Il s’agissait déjà d’un séisme. Politique celui là. Le 30 août 2009, le parti démocrate japonais inflige une défaite historique au parti libéral démocrate au pouvoir presque sans interruption depuis 1955.


Un changement d’horizon politique largement dû à la crise sociale traversée par l’Archipel. Avec plus de 3,5 millions de chômeurs –chiffre officiel, bien supérieur en réalité-, le Japon atteignait un record historique depuis l’après guerre. 
Sans compter les affaires, les accusations de népotisme dénoncées par l’opinion. Les élites politiques connaissent une crise de représentativité qui dépasse les clivages des partis. Les problèmes liés à l'existence de véritables dynasties d'élus (la majorité des ministres japonais sont fils et parfois petit-fils d'élus) et à la représentativité de plus en plus faible des élites politiques se sont généralisés, malgré les espoirs placés dans l'alternance.

Le soir de sa victoire, le chef du parti démocrate Yukio Hatoyama, lui-même issue de l’aristocratie japonaise, évoque une « mission historique ». Il annoncera sa démission 10 mois plus tard suite à un scandale financier touchant certains de ses collaborateurs accusés de financement occulte de son fonds de soutien. La mission est mal engagée.
 
C’est ainsi que va le Japon, au rythme de son instabilité politique chronique. Dissolutions, démissions, élections anticipées, mises en minorité. Une tectonique des plaques politiques épuisante pour un pays…  

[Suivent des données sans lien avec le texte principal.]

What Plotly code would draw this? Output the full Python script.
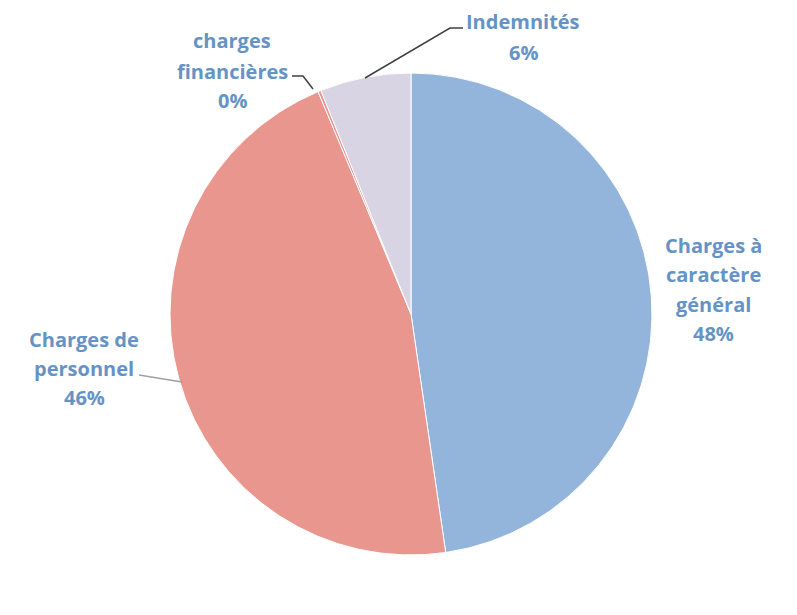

Excepté le très populaire Junichiro Koizumi, resté premier ministre de 2001 à 2006, aucun gouvernement n’est resté plus de 12 mois au pouvoir. Nul autre pays d’Asie n’a connu pareille instabilité gouvernementale ces dernières années. L’instabilité a les défauts de ses qualités : l’impossibilité d’inscrire toute politique dans la durée, mais pas le temps non plus d’être désavoué complètement. D’où une classe politique inébranlable qui mène un train de sénateurs.

LA POLITIQUE AUX MAINS DES CACIQUES

Arrivé en terrain miné, avec la lourde tâche de sortir le pays de sa plus grave récession depuis la seconde guerre mondiale, Naoto Kan –l’actuel premier Ministre- perd en juin 2010 sa majorité ferme.

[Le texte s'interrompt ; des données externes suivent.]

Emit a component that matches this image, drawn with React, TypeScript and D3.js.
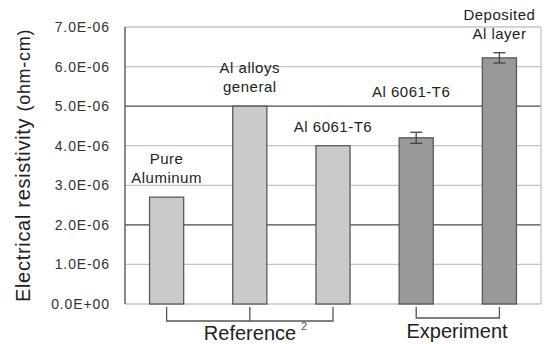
import React from "react";
import * as d3 from "d3";

const categories = ["Pure Aluminum", "Al alloys general", "Al 6061-T6 (ref)", "Al 6061-T6 (exp)", "Deposited Al layer"];
const labelLines = [["Pure", "Aluminum"], ["Al alloys", "general"], ["Al 6061-T6"], ["Al 6061-T6"], ["Deposited", "Al layer"]];
const values = [2.7e-6, 5.0e-6, 4.0e-6, 4.2e-6, 6.22e-6];
const errors = [0, 0, 0, 0.14e-6, 0.13e-6];
const groups = ["ref", "ref", "ref", "exp", "exp"];
const yTicks = [0, 1e-6, 2e-6, 3e-6, 4e-6, 5e-6, 6e-6, 7e-6];
const yTickLabels = ["0.0E+00", "1.0E-06", "2.0E-06", "3.0E-06", "4.0E-06", "5.0E-06", "6.0E-06", "7.0E-06"];
const darkGrid = [2e-6, 5e-6];

const W = 546, H = 344;
const m = { left: 125, right: 5, top: 27, bottom: 40 };

export default function App() {
  const x = d3.scaleBand<string>().domain(categories).range([m.left, W - m.right]).paddingInner(0.59).paddingOuter(0.295);
  const y = d3.scaleLinear().domain([0, 7e-6]).range([H - m.bottom, m.top]);
  const font = "'Liberation Sans', Arial, sans-serif";
  const cx = (i: number) => (x(categories[i]) as number) + x.bandwidth() / 2;
  const labelY = (i: number) => y(values[i] + errors[i]);
  const bracketTop = y(0) + 3;
  return (
    <svg width={W} height={H} style={{ position: "absolute", left: 0, top: 0 }} fontFamily={font}>
      <rect width={W} height={H} fill="#fff" />
      {yTicks.map((t, i) => (
        <line key={"g" + i} x1={m.left} x2={W - m.right} y1={y(t)} y2={y(t)}
          stroke={darkGrid.includes(t) ? "#4a4a4a" : "#c4c4c4"} strokeWidth={1.3} />
      ))}
      <line x1={W - m.right} x2={W - m.right} y1={y(7e-6)} y2={y(0)} stroke="#c4c4c4" strokeWidth={1.3} />
      <line x1={m.left} x2={m.left} y1={y(7e-6)} y2={y(0)} stroke="#4a4a4a" strokeWidth={1.3} />
      {yTicks.map((t, i) => (
        <text key={"t" + i} x={110} y={y(t)} dy="0.36em" textAnchor="end" fontSize={14} letterSpacing={0.9} fill="#333">
          {yTickLabels[i]}
        </text>
      ))}
      {values.map((v, i) => (
        <rect key={"b" + i} x={x(categories[i])} y={y(v)} width={x.bandwidth()} height={y(0) - y(v)}
          fill={groups[i] === "ref" ? "#cacaca" : "#999999"} stroke="#5a5a5a" strokeWidth={1.3} />
      ))}
      {values.map((v, i) => errors[i] > 0 ? (
        <g key={"e" + i} stroke="#444" strokeWidth={1.3}>
          <line x1={cx(i)} x2={cx(i)} y1={y(v + errors[i])} y2={y(v - errors[i])} />
          <line x1={cx(i) - 6} x2={cx(i) + 6} y1={y(v + errors[i])} y2={y(v + errors[i])} />
          <line x1={cx(i) - 6} x2={cx(i) + 6} y1={y(v - errors[i])} y2={y(v - errors[i])} />
        </g>
      ) : null)}
      {labelLines.map((lines, i) => {
        const base = i === 3 ? y(5e-6) - 9 : labelY(i) - 14;
        return lines.map((s, j) => (
          <text key={"l" + i + j} x={cx(i) - (i === 3 ? 5 : 0)} y={base - (lines.length - 1 - j) * 19} textAnchor="middle" fontSize={15} letterSpacing={0.5} fill="#222">
            {s}
          </text>
        ));
      })}
      <g stroke="#555" strokeWidth={1.3} fill="none">
        <path d={`M${cx(0)},${bracketTop}V${bracketTop + 14}H${cx(2)}V${bracketTop}`} />
        <line x1={cx(1)} x2={cx(1)} y1={bracketTop} y2={bracketTop + 14} />
        <path d={`M${cx(3)},${bracketTop}V${bracketTop + 11}H${cx(4)}V${bracketTop}`} />
      </g>
      <text x={250} y={340} textAnchor="middle" fontSize={20} fill="#222">Reference</text>
      <text x={304} y={330} textAnchor="middle" fontSize={11} fill="#555">2</text>
      <text x={457} y={338} textAnchor="middle" fontSize={20} fill="#222">Experiment</text>
      <text transform={`translate(30,${(y(0) + y(7e-6)) / 2}) rotate(-90)`} textAnchor="middle" fontSize={20} letterSpacing={0.7} fill="#222">
        Electrical resistivity <tspan fontSize={18}>(ohm-cm)</tspan>
      </text>
    </svg>
  );
}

En décembre dernier, un trimestre avant le drame du 11 mars, la côte de popularité du Premier ministre est au plus bas : 23,6 % des personnes sondées avaient une opinion favorable de leur chef de gouvernement. De quoi consoler Sarkozy…
Mais la gestion de la série de catastrophes qui touche le Japon met le Premier ministre japonais dans une position très délicate. 

Interrogé par Marianne2.fr, Jean-François Sabouret, auteur de Japon, La fabrique des futurs en proposait une analyse « Le parti libéral a perdu les élections il y a un an et demi mais, je pense qu’ils sont en train de les regagner à la faveur de cette catastrophe. Il y a eu beaucoup d’élections locales récemment plutôt favorables aux libéraux, notamment le gouverneur de Tokyo dont on ne savait pas s’il allait se représenter et qui a été réélu triomphalement. C’est d’ailleurs assez « amusant ». Ce sont eux qui ont fait la politique nucléaire au japon. Le parti de centre gauche a hérité de cette situation dont il n’est pas responsable. La politique nucléaire japonaise a  été élaborée dans les années 60, de manière très opaque avec des caciques de la haute administration de l’Université de Tokyo qui sont ensuite allés pantoufler dans les centrales nucléaires ». 

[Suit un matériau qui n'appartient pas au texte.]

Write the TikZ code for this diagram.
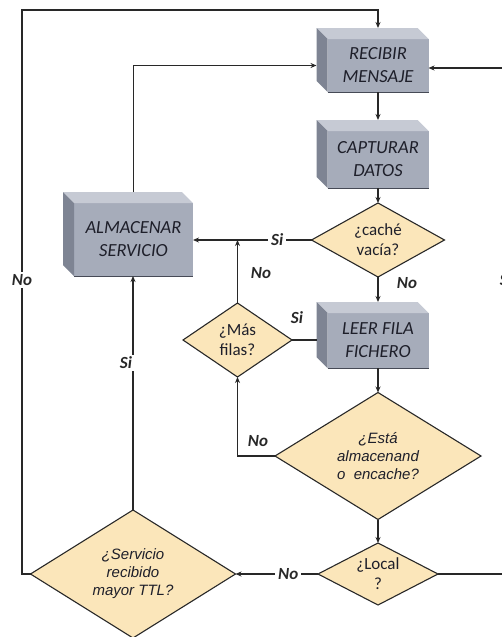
\documentclass[tikz,border=0pt]{standalone}
\usepackage{fontspec}
\setmainfont{Carlito}
\newfontfamily\arialf{Liberation Sans}
\usetikzlibrary{shapes.geometric,arrows.meta}
\definecolor{boxfront}{RGB}{166,172,186}
\definecolor{boxtop}{RGB}{198,202,212}
\definecolor{boxside}{RGB}{126,132,147}
\definecolor{boxedge}{RGB}{70,74,86}
\definecolor{dfill}{RGB}{251,230,186}
\definecolor{ln}{RGB}{40,40,40}
\definecolor{tx}{RGB}{30,31,42}
\tikzset{
 cube/.style={rectangle, fill=boxfront, inner sep=0pt, outer sep=0pt, align=center, text=tx, font=\fontsize{18.5}{23}\selectfont\itshape},
 dia/.style={diamond, draw=ln, line width=1.1pt, fill=dfill, inner sep=0pt, outer sep=0pt, align=center, text=tx},
 calf/.style={font=\fontsize{17}{20}\selectfont},
 arf/.style={font=\arialf\fontsize{15}{18}\selectfont\itshape},
 conn/.style={draw=ln, line width=1.4pt},
 arr/.style={conn, -{Stealth[length=6pt,width=5pt]}},
 lbl/.style={font=\fontsize{17}{20}\selectfont\bfseries\itshape, text=ln, inner sep=1pt},
 lblw/.style={lbl, fill=white, inner xsep=3pt, inner ysep=2pt},
}
\newcommand\cubebevel[1]{%
 \fill[boxtop] (#1.north west) -- ([shift={(-11pt,11pt)}]#1.north west) -- ([shift={(-11pt,11pt)}]#1.north east) -- (#1.north east) -- cycle;
 \fill[boxside] (#1.north west) -- ([shift={(-11pt,11pt)}]#1.north west) -- ([shift={(-11pt,11pt)}]#1.south west) -- (#1.south west) -- cycle;
 \draw[boxedge, line width=1pt] (#1.south west) -- (#1.south east);
}
\begin{document}
\begin{tikzpicture}[x=1pt,y=-1pt]
\useasboundingbox (0,0) rectangle (502,637);
% boxes
\node[cube, minimum width=101pt, minimum height=53pt] (recibir) at (378,65.5) {RECIBIR\\MENSAJE};
\node[cube, minimum width=101pt, minimum height=57pt] (capturar) at (378,159.5) {CAPTURAR\\DATOS};
\node[cube, minimum width=101pt, minimum height=55pt] (leer) at (378,340.5) {LEER FILA\\FICHERO};
\node[cube, minimum width=119pt, minimum height=73pt] (almacenar) at (133.5,239.5) {ALMACENAR\\SERVICIO};
\cubebevel{recibir}
\cubebevel{capturar}
\cubebevel{leer}
\cubebevel{almacenar}
% diamonds
\node[dia, calf, minimum width=133pt, minimum height=74pt, shape aspect=1.8] (cache) at (378,240) {¿caché\\vacía?};
\node[dia, calf, minimum width=109pt, minimum height=74pt, shape aspect=1.47] (mas) at (237.5,340) {¿Más\\filas?};
\node[dia, arf, minimum width=206pt, minimum height=127pt, shape aspect=1.62] (esta) at (378,456) {¿Está\\almacenand\\o~ encache?};
\node[dia, calf, minimum width=120pt, minimum height=62pt, shape aspect=1.94] (local) at (378,574) {¿Local\\?};
\node[dia, arf, minimum width=205pt, minimum height=128pt, shape aspect=1.6] (ttl) at (133,574) {¿Servicio\\recibido\\mayor TTL?};
% coordinates
\coordinate (lc) at (22,10);
\coordinate (rc) at (507,68);
% connectors
\draw[arr] ([yshift=11pt]almacenar.north) |- ([xshift=-11pt]recibir.west);
\draw[arr] (recibir.south) -- ([yshift=11pt]capturar.north);
\draw[arr] (capturar.south) -- (cache.north);
\draw[arr] (cache.west) -- (almacenar.east |- cache.west) node[lblw, pos=0.29] (lsi1) {Si};
\draw[arr] (mas.north) -- (mas.north |- cache.west);
\draw[arr] (cache.south) -- ([yshift=11pt]leer.north);
\draw[conn] (mas.east) -- ([xshift=-11pt]leer.west |- mas.east);
\draw[arr] (leer.south) -- (esta.north);
\draw[arr] (esta.west) -| (mas.south);
\draw[arr] (esta.south) -- (local.north);
\draw[arr] (local.west) -- (ttl.east) node[lblw, pos=0.36] (lno5) {No};
\draw[arr] (ttl.north) -- (ttl.north |- almacenar.south);
\draw[arr] (ttl.west) -| (lc) -| ([yshift=11pt]recibir.north);
\draw[arr] (local.east) -| (rc) -- (recibir.east |- rc);
% labels
\node[lbl] (lno1) at (261,273) {No};
\node[lbl] (lno2) at (407,283) {No};
\node[lbl] (lsi2) at (297,318) {Si};
\node[lbl] (lno3) at (258,441) {No};
\node[lblw] (lsi3) at (126,363) {Si};
\node[lblw] (lno4) at (22,280) {No};
\node[lblw] (lsi4) at (506,280) {Si};
\end{tikzpicture}
\end{document}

Démonstration du mode de gouvernement japonais qualifié parfois de « Japan Inc » : le gouvernement a en réalité peu de pouvoir, mais les décisions sont prises au sommet de l’Etat par une coalition d’experts, bureaucrates, politiques, chefs des grandes entreprises, lobbys etc.

Selon le dernier sondage en date, la plupart des citoyens japonais ne suivent plus Naoto Kan dans sa gestion de crise, qui hormis une communication désastreuse, gère la crise tant bien que mal.
La plupart des personnes interrogées considèrent que le chef du gouvernement n'a pas réussi à se montrer efficace. 58% des sondés avouent ne pas faire confiance aux informations officielles sur l'accident de Fukushima.Pour le New-York Times, la crise a révélé la faiblesse de la classe politique japonaise, et sa façon de gouverner qui « manque de continuité » et qui fait preuve « d'inexpérience ».
Analyse en partie injuste tant les responsabilités, la rétention d’informations, le manque de transparence, incombent avant tout au géant Tepco.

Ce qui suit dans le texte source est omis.